Die Natur als wirtschaftliche Ressource begreifen, Wirtschaft und Natur zusammenbringen ­ vielleicht klappt das, weil im Kreis Germersheim mit seinen nur 125000 Einwohnern jeder jeden kennt. Landrat Brechtel sagt, sie versuchten eigentlich nur das Naheliegende. Aber will man das glauben? Oder verbergen sich hinter den anschaulichen Beispielen doch faule Kompromisse? Die Vermutung drängt sich auf ­ doch selbst verwaltungsferne Umweltschützer geben Entwarnung. Natürlich existierten auch echte Streitpunkte, etwa die geplante Autobahn durch ein Stück des Bienwaldes und die zweite Rheinbrücke bei Wörth. "Doch grundsätzlich führen wir keinen Kampf gegeneinander, sondern machen eine Gratwanderung, damit wir neben der Pflicht auch die Kür schaffen", sagt Nathalie Plum, Leiterin der Regionalstelle Südpfalz beim Naturschutzbund Deutschland. "Dabei hilft die Kreisverwaltung durchaus."

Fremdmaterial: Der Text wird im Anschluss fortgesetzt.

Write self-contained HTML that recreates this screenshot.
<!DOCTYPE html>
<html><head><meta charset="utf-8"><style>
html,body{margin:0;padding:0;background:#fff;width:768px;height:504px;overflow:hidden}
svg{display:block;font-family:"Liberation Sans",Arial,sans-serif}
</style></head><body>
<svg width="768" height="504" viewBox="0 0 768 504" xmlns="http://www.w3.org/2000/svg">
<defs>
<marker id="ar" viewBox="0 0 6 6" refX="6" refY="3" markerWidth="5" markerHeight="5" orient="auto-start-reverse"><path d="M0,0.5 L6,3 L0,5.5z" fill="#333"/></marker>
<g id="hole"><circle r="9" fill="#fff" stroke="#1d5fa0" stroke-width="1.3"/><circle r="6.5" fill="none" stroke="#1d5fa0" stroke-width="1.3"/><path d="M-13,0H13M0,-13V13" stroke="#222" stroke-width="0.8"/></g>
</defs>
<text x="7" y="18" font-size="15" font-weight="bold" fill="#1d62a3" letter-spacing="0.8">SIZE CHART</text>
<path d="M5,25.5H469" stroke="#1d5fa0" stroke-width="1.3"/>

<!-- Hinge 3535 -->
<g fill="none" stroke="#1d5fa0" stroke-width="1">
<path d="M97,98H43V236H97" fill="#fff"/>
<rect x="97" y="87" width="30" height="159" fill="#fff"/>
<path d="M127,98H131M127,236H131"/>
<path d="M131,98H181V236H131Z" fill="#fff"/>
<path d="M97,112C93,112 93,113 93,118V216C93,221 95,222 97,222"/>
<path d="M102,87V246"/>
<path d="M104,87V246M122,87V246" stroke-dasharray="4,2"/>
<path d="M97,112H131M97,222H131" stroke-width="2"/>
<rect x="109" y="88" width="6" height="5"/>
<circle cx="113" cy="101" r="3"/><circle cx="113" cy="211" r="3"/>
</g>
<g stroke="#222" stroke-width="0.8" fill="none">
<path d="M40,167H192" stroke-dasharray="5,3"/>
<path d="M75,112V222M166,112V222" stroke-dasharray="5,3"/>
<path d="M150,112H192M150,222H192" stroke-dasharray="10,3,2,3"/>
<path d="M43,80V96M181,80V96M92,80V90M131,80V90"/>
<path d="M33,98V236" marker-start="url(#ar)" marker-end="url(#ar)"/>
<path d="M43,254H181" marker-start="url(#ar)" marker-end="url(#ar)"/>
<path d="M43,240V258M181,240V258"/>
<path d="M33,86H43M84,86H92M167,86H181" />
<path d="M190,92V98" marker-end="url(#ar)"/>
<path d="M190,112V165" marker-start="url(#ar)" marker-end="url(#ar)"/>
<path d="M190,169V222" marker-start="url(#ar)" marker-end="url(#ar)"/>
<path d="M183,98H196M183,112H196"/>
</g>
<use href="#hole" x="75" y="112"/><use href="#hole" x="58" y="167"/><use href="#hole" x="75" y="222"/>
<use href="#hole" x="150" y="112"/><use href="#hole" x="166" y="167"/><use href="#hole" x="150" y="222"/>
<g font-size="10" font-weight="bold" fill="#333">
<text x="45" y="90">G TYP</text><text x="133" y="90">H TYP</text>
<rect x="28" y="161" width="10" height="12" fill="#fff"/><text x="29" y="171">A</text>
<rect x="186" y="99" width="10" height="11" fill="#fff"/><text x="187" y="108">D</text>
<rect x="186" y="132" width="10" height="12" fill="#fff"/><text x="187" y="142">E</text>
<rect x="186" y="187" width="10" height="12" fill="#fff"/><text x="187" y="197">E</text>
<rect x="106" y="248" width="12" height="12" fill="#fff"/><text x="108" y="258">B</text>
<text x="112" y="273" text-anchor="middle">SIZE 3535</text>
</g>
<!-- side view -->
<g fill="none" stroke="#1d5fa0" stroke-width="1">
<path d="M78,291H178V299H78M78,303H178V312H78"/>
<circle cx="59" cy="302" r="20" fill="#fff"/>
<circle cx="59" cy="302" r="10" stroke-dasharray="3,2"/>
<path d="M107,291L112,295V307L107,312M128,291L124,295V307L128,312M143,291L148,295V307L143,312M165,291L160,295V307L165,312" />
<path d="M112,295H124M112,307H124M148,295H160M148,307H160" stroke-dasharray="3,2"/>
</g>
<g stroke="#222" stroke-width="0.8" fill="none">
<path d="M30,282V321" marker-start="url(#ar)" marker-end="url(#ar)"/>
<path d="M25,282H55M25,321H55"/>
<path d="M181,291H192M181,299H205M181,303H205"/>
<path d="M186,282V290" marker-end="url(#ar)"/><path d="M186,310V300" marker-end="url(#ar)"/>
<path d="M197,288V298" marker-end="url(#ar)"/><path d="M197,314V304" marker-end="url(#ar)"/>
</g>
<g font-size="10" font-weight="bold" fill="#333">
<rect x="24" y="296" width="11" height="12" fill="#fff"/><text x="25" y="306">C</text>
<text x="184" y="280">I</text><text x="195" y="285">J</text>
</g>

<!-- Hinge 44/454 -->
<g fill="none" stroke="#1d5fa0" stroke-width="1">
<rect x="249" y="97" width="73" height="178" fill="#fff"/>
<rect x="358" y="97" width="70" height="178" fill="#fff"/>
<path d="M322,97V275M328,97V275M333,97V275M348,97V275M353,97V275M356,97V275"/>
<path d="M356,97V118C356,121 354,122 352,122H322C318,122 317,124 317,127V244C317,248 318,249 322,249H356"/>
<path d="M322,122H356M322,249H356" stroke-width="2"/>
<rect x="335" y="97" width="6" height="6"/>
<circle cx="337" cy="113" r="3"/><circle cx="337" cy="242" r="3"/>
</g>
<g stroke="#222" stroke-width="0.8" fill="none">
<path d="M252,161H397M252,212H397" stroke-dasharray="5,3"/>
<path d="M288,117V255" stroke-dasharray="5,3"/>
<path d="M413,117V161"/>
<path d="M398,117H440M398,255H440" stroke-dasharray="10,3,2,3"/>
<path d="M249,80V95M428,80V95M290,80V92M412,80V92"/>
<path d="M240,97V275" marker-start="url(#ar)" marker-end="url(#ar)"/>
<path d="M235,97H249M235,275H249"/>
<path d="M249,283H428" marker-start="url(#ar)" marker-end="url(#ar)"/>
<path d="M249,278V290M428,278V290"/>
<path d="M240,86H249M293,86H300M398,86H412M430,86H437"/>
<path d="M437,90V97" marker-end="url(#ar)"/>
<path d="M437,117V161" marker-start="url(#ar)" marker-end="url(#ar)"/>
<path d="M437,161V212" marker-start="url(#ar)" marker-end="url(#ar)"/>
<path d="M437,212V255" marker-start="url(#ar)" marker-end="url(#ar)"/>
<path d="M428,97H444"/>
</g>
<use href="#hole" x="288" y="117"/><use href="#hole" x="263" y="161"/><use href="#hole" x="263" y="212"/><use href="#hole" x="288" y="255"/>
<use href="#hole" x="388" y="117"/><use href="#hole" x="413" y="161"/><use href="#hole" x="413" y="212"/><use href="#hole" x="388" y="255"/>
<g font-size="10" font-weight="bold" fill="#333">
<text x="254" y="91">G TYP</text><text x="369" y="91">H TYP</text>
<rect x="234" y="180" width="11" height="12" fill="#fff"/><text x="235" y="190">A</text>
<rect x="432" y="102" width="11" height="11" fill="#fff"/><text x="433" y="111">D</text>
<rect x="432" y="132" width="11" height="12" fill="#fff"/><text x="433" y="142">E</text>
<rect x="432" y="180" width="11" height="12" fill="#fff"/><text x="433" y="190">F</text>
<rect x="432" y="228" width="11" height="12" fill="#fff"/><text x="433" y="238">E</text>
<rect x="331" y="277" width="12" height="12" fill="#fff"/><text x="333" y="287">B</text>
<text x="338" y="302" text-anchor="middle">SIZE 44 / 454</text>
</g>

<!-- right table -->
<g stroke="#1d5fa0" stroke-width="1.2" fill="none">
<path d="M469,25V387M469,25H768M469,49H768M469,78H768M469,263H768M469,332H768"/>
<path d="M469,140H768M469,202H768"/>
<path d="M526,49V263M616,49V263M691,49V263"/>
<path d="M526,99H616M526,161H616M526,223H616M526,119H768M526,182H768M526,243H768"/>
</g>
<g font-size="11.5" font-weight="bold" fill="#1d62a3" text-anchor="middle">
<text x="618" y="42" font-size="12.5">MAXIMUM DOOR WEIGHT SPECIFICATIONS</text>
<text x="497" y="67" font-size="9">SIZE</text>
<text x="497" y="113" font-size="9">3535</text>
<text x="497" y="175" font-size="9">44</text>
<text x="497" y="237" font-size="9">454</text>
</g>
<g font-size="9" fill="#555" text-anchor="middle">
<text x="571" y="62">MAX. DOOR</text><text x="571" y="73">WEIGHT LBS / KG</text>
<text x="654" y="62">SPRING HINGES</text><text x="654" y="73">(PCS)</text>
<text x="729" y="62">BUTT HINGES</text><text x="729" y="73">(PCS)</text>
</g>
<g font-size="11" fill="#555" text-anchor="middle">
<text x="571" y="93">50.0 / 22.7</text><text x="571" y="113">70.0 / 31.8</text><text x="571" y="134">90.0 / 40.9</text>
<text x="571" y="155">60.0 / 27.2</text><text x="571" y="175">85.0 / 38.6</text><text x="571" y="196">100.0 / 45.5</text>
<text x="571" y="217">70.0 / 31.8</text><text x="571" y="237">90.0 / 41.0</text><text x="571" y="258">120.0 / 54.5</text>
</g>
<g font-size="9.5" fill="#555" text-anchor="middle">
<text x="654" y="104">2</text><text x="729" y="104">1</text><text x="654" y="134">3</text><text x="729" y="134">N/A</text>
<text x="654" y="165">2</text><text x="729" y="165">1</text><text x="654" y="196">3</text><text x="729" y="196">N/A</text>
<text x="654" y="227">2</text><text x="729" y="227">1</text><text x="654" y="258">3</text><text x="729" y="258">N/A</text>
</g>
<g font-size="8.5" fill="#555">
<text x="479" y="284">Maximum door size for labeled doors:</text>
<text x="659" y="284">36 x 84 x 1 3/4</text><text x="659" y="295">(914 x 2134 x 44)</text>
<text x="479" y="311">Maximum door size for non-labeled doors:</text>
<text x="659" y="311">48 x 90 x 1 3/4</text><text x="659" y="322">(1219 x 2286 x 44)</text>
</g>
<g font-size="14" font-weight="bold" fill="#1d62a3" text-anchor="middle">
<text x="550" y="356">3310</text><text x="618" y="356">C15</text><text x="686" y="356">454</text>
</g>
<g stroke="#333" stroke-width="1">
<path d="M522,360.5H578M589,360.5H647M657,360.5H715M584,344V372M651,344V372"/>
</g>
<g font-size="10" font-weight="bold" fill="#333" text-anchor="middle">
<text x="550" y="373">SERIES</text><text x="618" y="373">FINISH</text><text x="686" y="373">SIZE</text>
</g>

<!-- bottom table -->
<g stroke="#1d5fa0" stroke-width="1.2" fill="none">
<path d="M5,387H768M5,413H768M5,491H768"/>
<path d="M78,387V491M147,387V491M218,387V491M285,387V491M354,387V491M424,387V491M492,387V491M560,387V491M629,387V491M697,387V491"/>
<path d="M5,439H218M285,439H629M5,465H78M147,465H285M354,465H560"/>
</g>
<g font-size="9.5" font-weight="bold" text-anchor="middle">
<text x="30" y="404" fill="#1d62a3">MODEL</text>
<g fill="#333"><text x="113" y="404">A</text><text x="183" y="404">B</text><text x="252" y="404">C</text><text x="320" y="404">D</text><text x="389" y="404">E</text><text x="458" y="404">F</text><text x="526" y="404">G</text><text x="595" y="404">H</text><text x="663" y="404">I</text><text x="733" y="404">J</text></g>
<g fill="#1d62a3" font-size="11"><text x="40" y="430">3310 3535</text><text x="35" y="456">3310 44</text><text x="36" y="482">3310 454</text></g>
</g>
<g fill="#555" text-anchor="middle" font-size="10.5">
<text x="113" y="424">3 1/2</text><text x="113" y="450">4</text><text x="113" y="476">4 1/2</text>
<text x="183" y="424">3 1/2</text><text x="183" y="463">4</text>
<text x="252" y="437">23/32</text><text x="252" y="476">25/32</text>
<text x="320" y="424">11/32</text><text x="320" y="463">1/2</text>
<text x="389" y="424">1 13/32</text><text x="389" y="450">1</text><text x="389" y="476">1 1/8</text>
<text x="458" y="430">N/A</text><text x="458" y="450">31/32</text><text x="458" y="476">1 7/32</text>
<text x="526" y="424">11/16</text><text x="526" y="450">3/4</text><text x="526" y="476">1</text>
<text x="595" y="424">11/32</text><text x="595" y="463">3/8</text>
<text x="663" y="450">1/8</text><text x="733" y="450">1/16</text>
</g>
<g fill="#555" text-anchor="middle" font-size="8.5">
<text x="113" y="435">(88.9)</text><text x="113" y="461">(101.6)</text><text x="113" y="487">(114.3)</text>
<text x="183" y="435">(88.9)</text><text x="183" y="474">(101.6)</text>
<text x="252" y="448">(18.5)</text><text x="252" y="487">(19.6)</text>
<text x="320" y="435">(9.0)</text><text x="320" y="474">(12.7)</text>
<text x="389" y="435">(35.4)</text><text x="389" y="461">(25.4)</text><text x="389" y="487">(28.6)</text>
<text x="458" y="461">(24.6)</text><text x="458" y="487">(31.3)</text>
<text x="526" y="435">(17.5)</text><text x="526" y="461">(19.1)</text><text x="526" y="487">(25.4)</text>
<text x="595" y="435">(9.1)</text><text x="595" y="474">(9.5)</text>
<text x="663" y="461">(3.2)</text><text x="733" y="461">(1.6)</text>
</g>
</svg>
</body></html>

Wenn sich Unternehmen ansiedeln wollen, sitzen die Umweltschützer mit am Verhandlungstisch. "Dann wird mitunter an den Rändern der Schutzgebiete gekratzt. Aber die Firmen machen zum Ausgleich nicht selten mehr, als sie müssten. Sie respektieren unsere Vorschläge, wohl weil auch wir kompromissbereit sind. Gewerbeansiedlungen sind ohnehin nicht unser größtes Problem, die sind schön konzentriert." Plum stört sich an vielen Straßenbauprojekten, die eher von Bürgern als von Unternehmen gefordert werden. "Die Wirtschaft", sagt sie, "ist nicht immer der Böse."

Mitunter ist sie sogar die Gute ­ weil sie die Natur nicht nur erhält, sondern sogar aufwertet. Wie bei der Sache mit den Straußen.

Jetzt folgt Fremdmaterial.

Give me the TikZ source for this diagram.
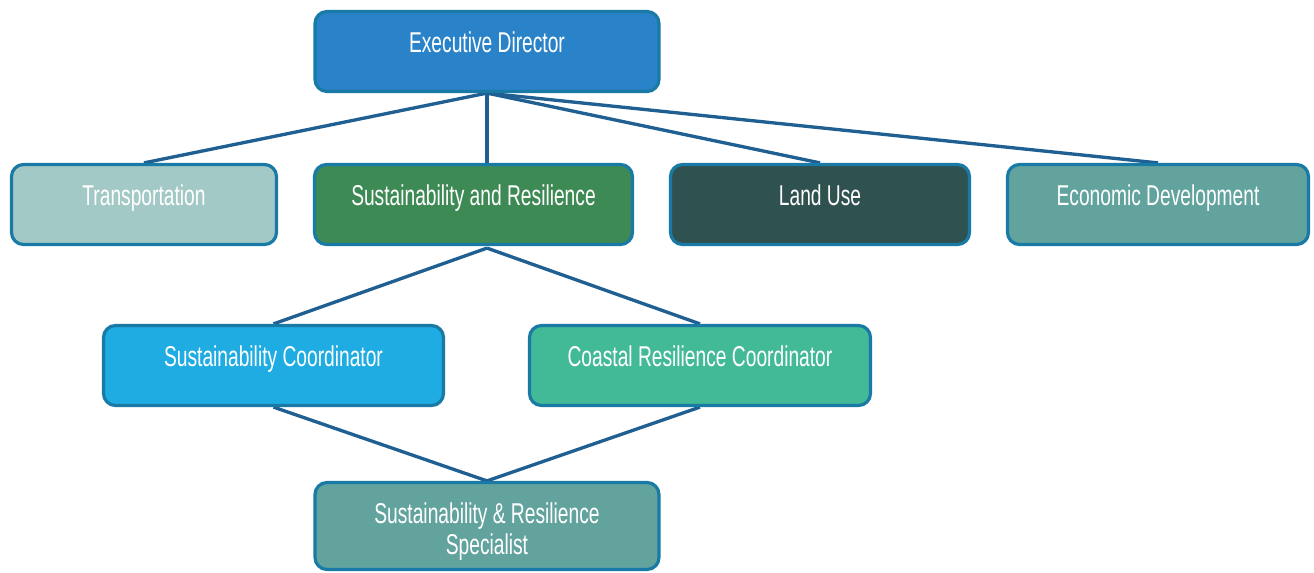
\documentclass[tikz,border=0pt]{standalone}
\usepackage{fontspec}
\setmainfont{Liberation Sans}[FakeStretch=0.67]
\usetikzlibrary{calc,backgrounds}
\definecolor{bordc}{RGB}{26,122,166}
\definecolor{linkc}{RGB}{31,95,145}
\definecolor{execc}{RGB}{42,130,200}
\definecolor{transc}{RGB}{163,201,198}
\definecolor{src}{RGB}{62,138,85}
\definecolor{landc}{RGB}{47,81,80}
\definecolor{econc}{RGB}{98,163,158}
\definecolor{scoordc}{RGB}{30,172,227}
\definecolor{coastc}{RGB}{67,186,151}
\definecolor{specc}{RGB}{98,163,158}
\begin{document}
\begin{tikzpicture}[x=0.75pt,y=-0.75pt,
  font=\fontsize{21.5pt}{23.25pt}\selectfont,
  box/.style={draw=bordc, line width=2.4pt, rounded corners=9pt, text=white,
    inner sep=0pt, text height=30.6pt, text depth=29.4pt},
  link/.style={draw=linkc, line width=2.5pt}]
\useasboundingbox (0,0) rectangle (1314,573);
\node[box, fill=execc, minimum width=258pt] (exec) at (487,51.5) {Executive Director};
\node[box, fill=transc, minimum width=198.75pt] (trans) at (144,204.5) {Transportation};
\node[box, fill=src, minimum width=238.5pt] (sr) at (473.5,204.5) {Sustainability and Resilience};
\node[box, fill=landc, minimum width=224.25pt] (land) at (820,204.5) {Land Use};
\node[box, fill=econc, minimum width=225.75pt] (econ) at (1158,204.5) {Economic Development};
\node[box, fill=scoordc, minimum width=255pt] (scoord) at (273.5,365.5) {Sustainability Coordinator};
\node[box, fill=coastc, minimum width=255.75pt] (coast) at (700,365.5) {Coastal Resilience Coordinator};
\node[box, fill=specc, minimum width=258pt, text depth=34.65pt] (spec) at (487,526)
  {\begin{tabular}[t]{@{}c@{}}Sustainability \& Resilience\\Specialist\end{tabular}};
\begin{scope}[on background layer]
\draw[link] (exec.south) -- (trans.north);
\draw[link] (exec.south) -- (sr.north -| exec.south);
\draw[link] (exec.south) -- (land.north);
\draw[link] (exec.south) -- (econ.north);
\draw[link] ($(sr.south -| exec.south)+(0,2)$) -- (scoord.north);
\draw[link] ($(sr.south -| exec.south)+(0,2)$) -- (coast.north);
\draw[link] (scoord.south) -- (spec.north);
\draw[link] (coast.south) -- (spec.north);
\end{scope}
\end{tikzpicture}
\end{document}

Strauße schreien, stinken, kacken überall hin und zerstören die Landschaft ­ so das Klischee. Christoph Kistner hatte auch deshalb jahrelang vergeblich nach einem neuen Standort für seine "Mhou"-Farm gesucht. Im Kreis Germersheim fand er mit seinen 80 Tieren eine neue Heimat, weil die Verantwortlichen auch bei diesem Projekt taten, was all zu oft eben nicht selbstverständlich ist: hinschauen, was wirklich ist.

Nicht, dass Landespfleger Georg Roth sofort begeistert gewesen wäre, als Kistner zu ihm kam. Roth dachte an Massentierhaltung, an verdichtete Böden ­ und schaute sich Kistners alte Farm im Badischen trotzdem an. Er sah keine Wüste, sondern Wiese, saftig grün, mit allerlei Getier darin, darauf stolzierende Strauße, die weder laut krakeelten noch stanken. Roth sah eine Chance.

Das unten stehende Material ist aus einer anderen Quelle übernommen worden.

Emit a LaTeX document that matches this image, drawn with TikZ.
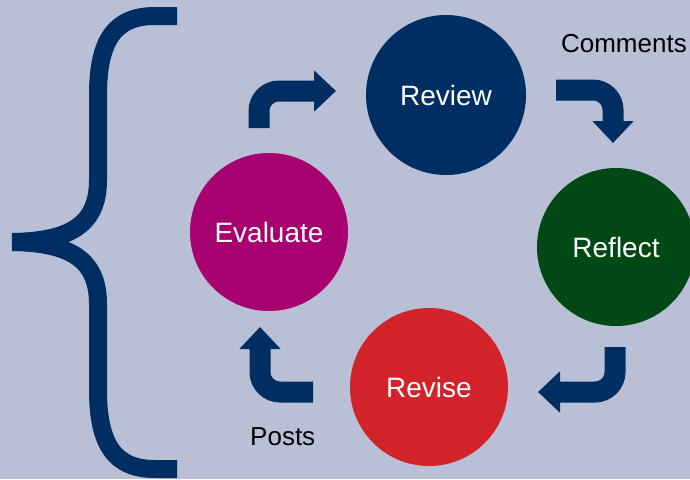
\documentclass[tikz,border=0pt]{standalone}
\usepackage{fontspec}
\setmainfont{Liberation Sans}
\usetikzlibrary{arrows.meta}
\definecolor{bgc}{RGB}{185,192,214}
\definecolor{navy}{RGB}{0,46,98}
\definecolor{magen}{RGB}{167,0,111}
\definecolor{dgreen}{RGB}{0,73,20}
\definecolor{rred}{RGB}{210,35,42}
\begin{document}
\begin{tikzpicture}[x=1pt,y=-1pt,
  circ/.style={circle, inner sep=0pt, text=white, font=\fontsize{28}{34}\selectfont},
  flow/.style={draw=navy, line width=21pt, rounded corners=20pt, -{Triangle[width=40pt,length=22pt]}},
  lbl/.style={font=\fontsize{26}{30}\selectfont, text=black, inner sep=0pt},
  brace/.style={draw=navy, line width=18pt}]
\useasboundingbox (0,0) rectangle (690,479);
\clip (0,0) rectangle (690,479);
\fill[bgc] (0,0) rectangle (690,479);
% brace
\draw[brace] (177,16) -- (155,16) .. controls (115,16) and (98,40) .. (98,95) -- (98,180) .. controls (98,225) and (70,241) .. (12,242);
\draw[brace] (12,242) .. controls (70,243) and (98,259) .. (98,304) -- (98,390) .. controls (98,445) and (115,469) .. (155,469) -- (177,469);
% circles
\node[circ, fill=navy, minimum size=160pt] (review) at (446,95) {Review};
\node[circ, fill=magen, minimum size=158pt] (evaluate) at (269,232) {Evaluate};
\node[circ, fill=dgreen, minimum size=158pt] (reflect) at (616,247) {Reflect};
\node[circ, fill=rred, minimum size=158pt] (revise) at (429,387) {Revise};
% labels
\node[lbl, anchor=base east] (comments) at (687,52) {Comments};
\node[lbl, anchor=base west] (posts) at (250,445) {Posts};
% arrows
\coordinate (a1s) at (259,128); \coordinate (a1e) at (336,91);
\coordinate (a2s) at (556,90);  \coordinate (a2e) at (613,143);
\coordinate (a3s) at (615,347); \coordinate (a3e) at (538,392);
\coordinate (a4s) at (313,392); \coordinate (a4e) at (260,327);
\draw[flow] (a1s) |- (a1e);
\draw[flow] (a2s) -| (a2e);
\draw[flow] (a3s) |- (a3e);
\draw[flow] (a4s) -| (a4e);
\end{tikzpicture}
\end{document}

Die Strauße machen alle froh

Denn da war doch dieses Gelände bei Rülzheim: 13 Hektar Brache und Äcker, auf denen Mais dem Boden massiv Wasser entzog, all das in schönster Lage zwischen drei gut erhaltenen Bächen. Lebensraum mit Potenzial. Und genau deshalb sollten die Strauße dorthin.

Wieder einmal zogen alle an einem Strang. Die Gemeinde pachtete das Land diverser Privateigentümer und vergab es weiter an Kistner. Der Kreis sorgte dafür, dass der Unternehmer auf seinem Gebiet auch einen Laden betreiben darf. Roth tüftelte mit Kistner am Geländeplan: 20 Meter Abstand zu den Bächen, damit sich die Natur dort frei entfalten kann, Wege bleiben frei wegen der Wildtiere. Kistner pflanzt 5000 Bäume und Büsche, jeder Weidezaun wird begrünt.

Seit Anfang 2007 sind die Strauße in Rülzheim. Kistner rechnet mit rund 300000 Besuchern im nächsten Jahr, wenn alles fertig ist. Er wird Geld verdienen, die Gemeinde wird Steuern kassieren, die Händler in Rülzheim werden von den Besuchern profitieren.

Und die Natur? Die Monokulturäcker sind Wiesen gewichen, die eingekammert sind von Bäumen und Hecken. Eine kleinteilige, abwechslungsreiche Landschaft, die Lebensraum bietet für vielerlei Pflanzen und Tiere. Landschaftspfleger Georg Roth ist zufrieden. "Naturschutz durch Nutzung ­ wir haben den vermeintlichen Widerspruch aufgelöst und angesiedelt, was zu solch einer Bachlandschaft passt: Wir haben das Land aufgewertet."